Our bucket of maintenance CapEx costs will likely push to the high end of our historical range of $750,000 to $1 million per active rig due to inflationary cost increases. The rig-specific reactivation CapEx budget emerges for 2023 as we get deeper into the idled stack of rigs. Here, onetime capital expenditures will be incurred to overhaul componentry that we optimally utilize in the protracted downturn. For example, to delay an overhaul expenditure, we swapped out like equipment from idle rigs during the downturn that had more time remaining before an overhaul was required. This was done in an effort to save capital and defend their conservative balance sheet. Such discrete reactivation CapEx could range from $1 million to $4 million for each rig reactivation in fiscal 2023, depending on the particular componentry involved.
Over the next few months, we will refine our planning for next fiscal year with the intent of only reactivating rigs for pricing and terms that ensure a return on the significant OpEx and CapEx investments required to bring the rigs back online. The final bucket one should consider as a conversion bucket, which relates to the continuation of our walking reconversion program. Consistent with how we have been converting the rigs to walking rig capability depending on customer demand and projected returns. We will likely do so in fiscal 2023 at a pace of approximately one per month.
Our expectations for general and administrative expenses for the full fiscal '22 year are still expected to be just over $180 million. Items impacting our tax provision and income are at levels that result in a wide variability in the estimated effective tax rate. And therefore, the effective tax rate for upcoming quarters may be volatile. With that being said, the U.S. statutory rate for fiscal year '21 is 21%. In addition, we are expecting incremental state and foreign income taxes and permanent book-to-tax differences to impact our provision. There is no change to the previously guided range of anticipated cash tax of $5 million to $20 million for this fiscal year. Now looking at our financial position. Helmerich & Payne had cash and short-term investments of approximately $333 million at June 30, 2022 versus an equivalent of $350 million in March 31, '22. The expected sequential decrease was largely attributable to our investment in Galileo in the quarter for $33 million, as mentioned during the previous quarter call.
Including our revolving credit facility availability, liquidity was approximately $1.1 billion at June 30. Our debt to capital at quarter end was about 17%, and our net debt was $209 million approximately.
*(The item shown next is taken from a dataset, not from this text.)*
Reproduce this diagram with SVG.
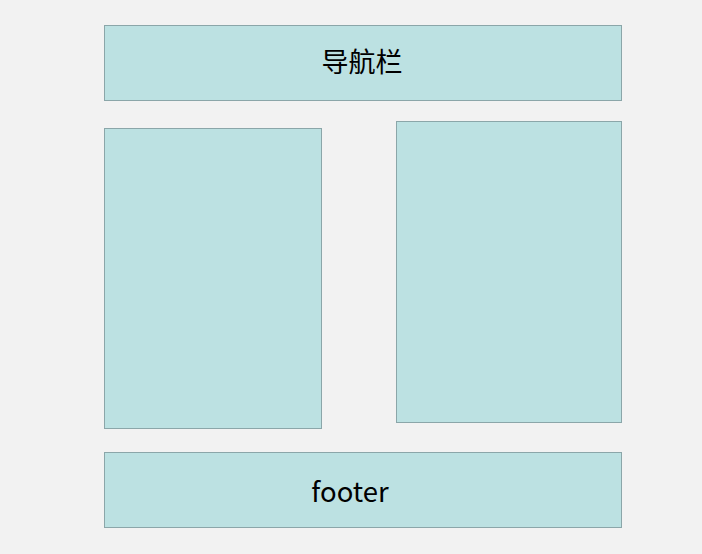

We currently expect our trailing 12 months gross leverage churn to reach our goal of less than 2x outstanding debt by September 30, 2022. Following our resumption of positive cash flow generation from operations in fiscal Q2, the growth of that generation in the third quarter stems primarily from a result of the good pricing work discussed earlier and also due to less reactivation expenditures, as rig counts remained relatively steady in the North America Solutions segment as planned.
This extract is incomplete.